How long does it take to get a decision on a 601 waiver after it is filed with immigration authorities? Well, it depends. The processing time for a 601 waiver depends on a number of factors including, but not limited to, where it was filed, the applicant’s criminal history, the applicant’s immigration history, and whether or not the applicant qualifies for a expedite of the application. For prior immigration history, such as deportation proceedings or asylum applications, the time it takes for immigration officials to obtain a copy of the record must be factored in to the total expected processing time.

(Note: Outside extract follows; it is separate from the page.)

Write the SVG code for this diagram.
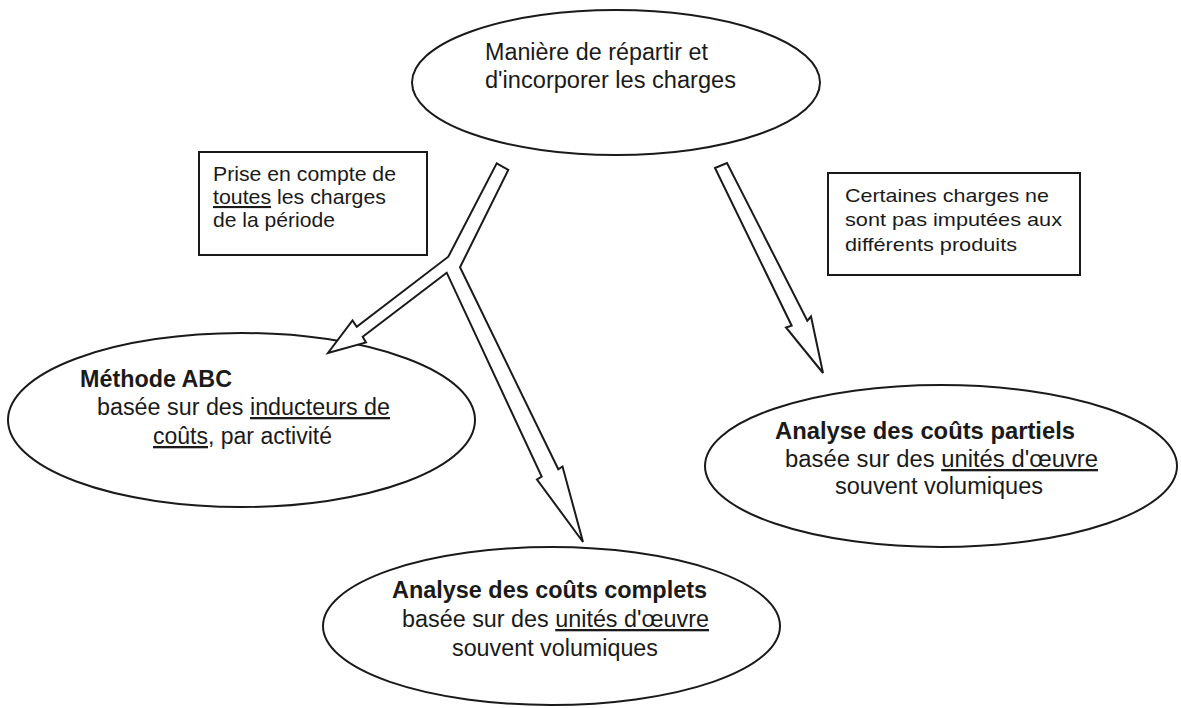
<svg xmlns="http://www.w3.org/2000/svg" width="1181" height="708" viewBox="0 0 1181 708">
<style>
.shape{fill:#fff;stroke:#1a1a1a;stroke-width:2}
.arrow{fill:#fff;stroke:#1a1a1a;stroke-width:2;stroke-linejoin:miter}
.t{font-family:"Liberation Sans",Arial,sans-serif;fill:#1a1a1a}
.r23{font-size:23px}
.b23{font-size:23px;font-weight:bold}
.r21{font-size:21px}
.r19{font-size:19px}
.u{text-decoration:underline}
.mid{text-anchor:middle}
</style>
<rect width="1181" height="708" fill="#fff"/>
<g id="node-top">
<ellipse class="shape" cx="616" cy="82.5" rx="204" ry="72.5"/>
<text class="t r23" x="485" y="60" textLength="223" lengthAdjust="spacingAndGlyphs">Manière de répartir et</text>
<text class="t r23" x="485" y="88" textLength="251" lengthAdjust="spacingAndGlyphs">d'incorporer les charges</text>
</g>
<g id="note-left">
<rect class="shape" x="199" y="152" width="228" height="103"/>
<text class="t r21" x="213" y="181" textLength="183" lengthAdjust="spacingAndGlyphs">Prise en compte de</text>
<text class="t r21" x="213" y="204" textLength="173" lengthAdjust="spacingAndGlyphs"><tspan class="u">toutes</tspan> les charges</text>
<text class="t r21" x="213" y="227" textLength="122" lengthAdjust="spacingAndGlyphs">de la période</text>
</g>
<g id="note-right">
<rect class="shape" x="828" y="173" width="252" height="102"/>
<text class="t r19" x="845" y="202" textLength="204" lengthAdjust="spacingAndGlyphs">Certaines charges ne</text>
<text class="t r19" x="845" y="226" textLength="217" lengthAdjust="spacingAndGlyphs">sont pas imputées aux</text>
<text class="t r19" x="845" y="251" textLength="172" lengthAdjust="spacingAndGlyphs">différents produits</text>
</g>
<g id="node-abc">
<ellipse class="shape" cx="241.5" cy="420" rx="233.5" ry="87"/>
<text class="t b23" x="80" y="387" textLength="152" lengthAdjust="spacingAndGlyphs">Méthode ABC</text>
<text class="t r23" x="97" y="415" textLength="293" lengthAdjust="spacingAndGlyphs">basée sur des <tspan class="u">inducteurs de</tspan></text>
<text class="t r23" x="153" y="444" textLength="179" lengthAdjust="spacingAndGlyphs"><tspan class="u">coûts</tspan>, par activité</text>
</g>
<g id="node-complets">
<ellipse class="shape" cx="551.5" cy="626" rx="228.5" ry="79"/>
<text class="t b23" x="392" y="598" textLength="315" lengthAdjust="spacingAndGlyphs">Analyse des coûts complets</text>
<text class="t r23" x="402" y="627" textLength="307" lengthAdjust="spacingAndGlyphs">basée sur des <tspan class="u">unités d'œuvre</tspan></text>
<text class="t r23" x="452" y="656" textLength="206" lengthAdjust="spacingAndGlyphs">souvent volumiques</text>
</g>
<g id="node-partiels">
<ellipse class="shape" cx="941" cy="466" rx="236" ry="81"/>
<text class="t b23" x="775" y="439" textLength="300" lengthAdjust="spacingAndGlyphs">Analyse des coûts partiels</text>
<text class="t r23" x="785" y="467" textLength="313" lengthAdjust="spacingAndGlyphs">basée sur des <tspan class="u">unités d'œuvre</tspan></text>
<text class="t r23" x="835" y="494" textLength="208" lengthAdjust="spacingAndGlyphs">souvent volumiques</text>
</g>
<g id="connectors">
<polygon class="arrow" points="496.7,163.3 508.3,170 460,267.3 558.3,469.3 562.5,466.5 583,542 537,479.5 541.7,476.7 446.7,272.7 362.7,336.7 366,342.5 328,353 352.5,320.5 356.7,326.7 448.3,256.7"/>
<polygon class="arrow" points="715,168 727,163 807.3,320.7 811,316.5 823,373 786,327.5 791.7,325.7"/>
</g>
</svg>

601 waivers filed during the adjustment of status green card process in the United States are typically decided by the USCIS offer who is handling the adjustment application and interview. An “in-country” 601 wavier can be filed at three different times in the process. The applicant can file the 601 waiver along with the I-485 adjustment of status application, at the adjustment interview, or at a later date. If the waiver is filed prior to the date of the interview, there is a chance that the officer will already have decided whether to grant the waiver and can give you an answer in person at the adjustment of status interview. If filed at or after the interview, or if the officer has not adjudicated the already-filed application prior to the interview, it is almost impossible to predict how long it could take. Some 601 waivers can stay pending for a year or more. However, since the adjustment of status application will not have been denied yet, the person will likely be permitted to remain and work in the US during the wait.
Processing times for 601 waivers filed outside the US is likely more important to applicants as they are typically not permitted to enter the US until the waiver is approved. If the 601 waiver is filed for a green card application while outside the United States, the processing time will depend first on which USCIS field office will be deciding the waiver. For instance, a 601 waiver for an applicant filed in Brazil will then be forwarded to the USCIS office in Peru for processing. As such, the time it takes the file to go through government channels from Brazil to Peru needs to be factored in to total processing time. Once in Peru, you can expect to wait at least 6 months or more for a response. On the other hand, waivers filed in Mexico will first be evaluated by a USCIS official in Mexico and if, readily approvable, can be granted in as little as a week. If not readily approvable, however, the file may be forwarded to an office in the US or another foreign location for processing. If this happens, the decision could take as long as 18 months. Whether or not the deciding officer needs to order up a copy of a deportation record or asylum record from the US in order to evaluate the petition may also negatively affect processing time.